> Instructions for the task
Copy out each line below that has the word "chart" in it.

##########

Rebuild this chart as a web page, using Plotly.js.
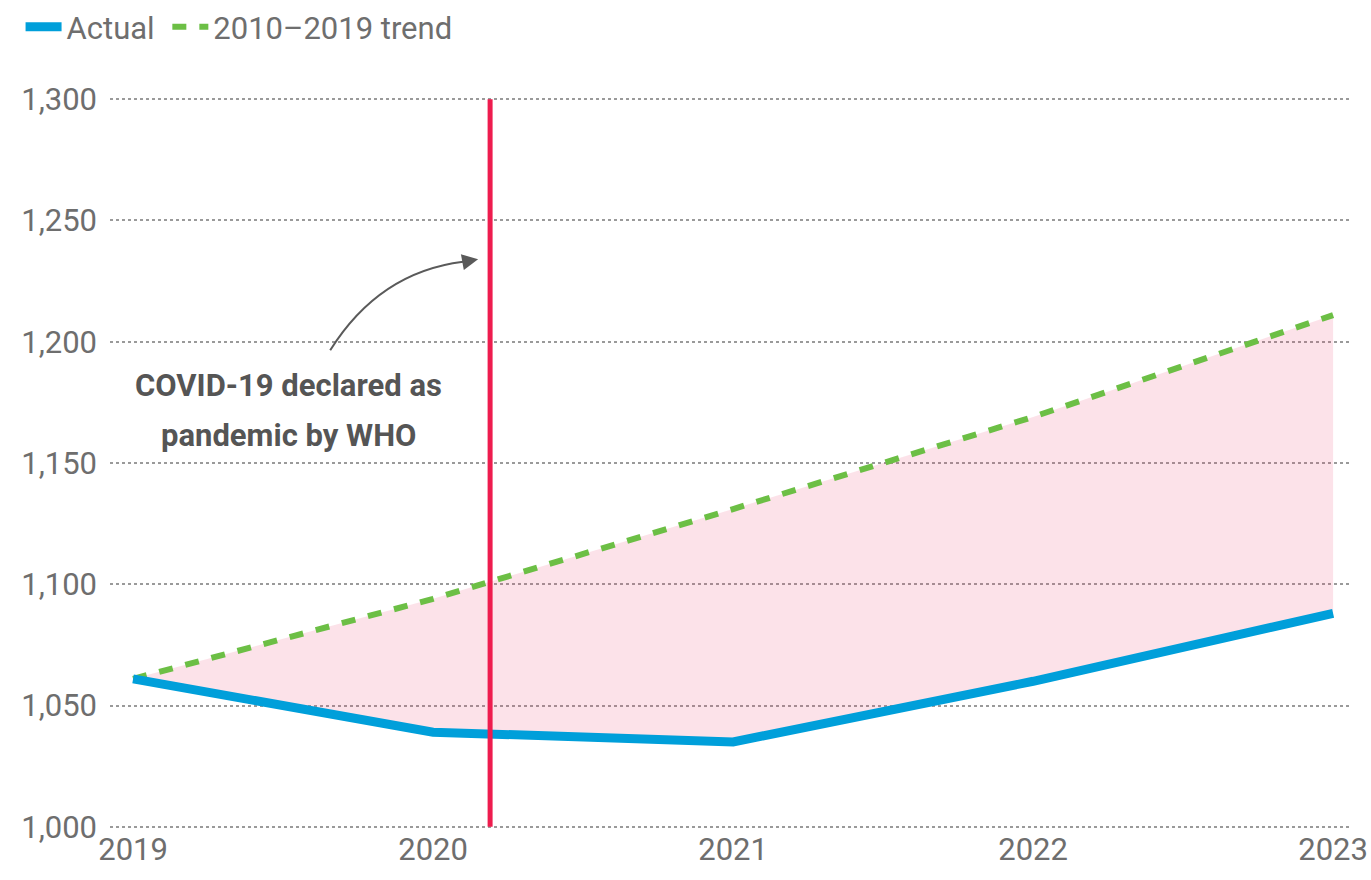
<!DOCTYPE html>
<html>
<head>
<meta charset="utf-8">
<script src="https://cdn.plot.ly/plotly-3.0.1.min.js"></script>
<style>
html,body{margin:0;padding:0;background:#fff;}
#chart{width:1371px;height:880px;}
</style>
</head>
<body>
<div id="chart"></div>
<script>
// Data
const years = [2019, 2020, 2021, 2022, 2023];
const actual = [1061, 1039, 1035, 1060, 1088];
const trend = [1061, 1094, 1131, 1169, 1211];
const pandemicDate = 2020.19; // 11 March 2020
const yTicks = [1000, 1050, 1100, 1150, 1200, 1250, 1300];
const xTickLabels = ['2019', '2020', '2021', '2022', '2023'];

const FONT = 'Roboto, "Open Sans", sans-serif';

const traces = [
  // fill band (no lines)
  {x: years, y: actual, type: 'scatter', mode: 'lines', line: {width: 0, color: 'rgba(0,0,0,0)'},
   showlegend: false, hoverinfo: 'skip'},
  {x: years, y: trend, type: 'scatter', mode: 'lines', line: {width: 0, color: 'rgba(0,0,0,0)'},
   fill: 'tonexty', fillcolor: 'rgba(235,60,110,0.15)', showlegend: false, hoverinfo: 'skip'},
  // visible lines
  {x: years, y: trend, type: 'scatter', mode: 'lines', name: '2010\u20132019 trend',
   line: {color: '#6cbf45', width: 6, dash: '14px,13px'}},
  {x: years, y: actual, type: 'scatter', mode: 'lines', name: 'Actual\u00a0',
   line: {color: '#009fda', width: 9}}
];

const layout = {
  width: 1371, height: 880,
  paper_bgcolor: '#fff', plot_bgcolor: 'rgba(0,0,0,0)',
  margin: {l: 110, r: 19, t: 98, b: 52},
  font: {family: FONT, color: '#6e6e6e', size: 31},
  showlegend: true,
  legend: {
    orientation: 'h', xref: 'container', yref: 'container', x: 0.015, y: 1,
    xanchor: 'left', yanchor: 'top', traceorder: 'reversed',
    font: {family: FONT, size: 31, color: '#6e6e6e'},
    itemwidth: 36, tracegroupgap: 0, bgcolor: 'rgba(0,0,0,0)'
  },
  xaxis: {
    range: [2018.923, 2023.063], tickvals: years, ticktext: xTickLabels,
    showgrid: false, zeroline: false, showline: false, ticks: '',
    tickfont: {family: FONT, size: 31, color: '#6e6e6e'}, fixedrange: true
  },
  yaxis: {
    range: [999.5, 1300.5], tickvals: yTicks, tickformat: ',',
    showgrid: true, gridcolor: '#9a9a9a', gridwidth: 2, griddash: 'dot',
    zeroline: false, showline: false, ticks: '',
    ticklabelstandoff: 12,
    tickfont: {family: FONT, size: 31, color: '#6e6e6e'}, fixedrange: true
  },
  shapes: [
    {type: 'line', xref: 'x', yref: 'y', x0: pandemicDate, x1: pandemicDate, y0: 1000, y1: 1300,
     line: {color: '#ee1c4e', width: 5}, layer: 'above'},
    {type: 'path', xref: 'x', yref: 'y',
     path: 'M 2019.657,1196.5 Q 2019.82,1228.7 2020.10,1233.0',
     line: {color: '#5a5a5a', width: 2}, layer: 'above'}
  ],
  annotations: [
    {x: 2019.517, y: 1000 + (827 - 385) / 2.427, xref: 'x', yref: 'y', text: '<b>COVID-19 declared as</b>',
     showarrow: false, font: {family: FONT, size: 31, color: '#555'}, xanchor: 'center', yanchor: 'middle'},
    {x: 2019.517, y: 1000 + (827 - 435) / 2.427, xref: 'x', yref: 'y', text: '<b>pandemic by WHO</b>',
     showarrow: false, font: {family: FONT, size: 31, color: '#555'}, xanchor: 'center', yanchor: 'middle'},
    {x: 2020.15, y: 1234.0, xref: 'x', yref: 'y', text: '', showarrow: true,
     ax: -16, ay: 3, arrowhead: 2, arrowsize: 1.6, arrowwidth: 2, arrowcolor: '#5a5a5a', standoff: 0}
  ]
};

Plotly.newPlot('chart', traces, layout, {displayModeBar: false, staticPlot: true});
</script>
</body>
</html>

##########

> Exercise result
Rebuild this chart as a web page, using Plotly.js.
#chart{width:1371px;height:880px;}
<div id="chart"></div>
Plotly.newPlot('chart', traces, layout, {displayModeBar: false, staticPlot: true});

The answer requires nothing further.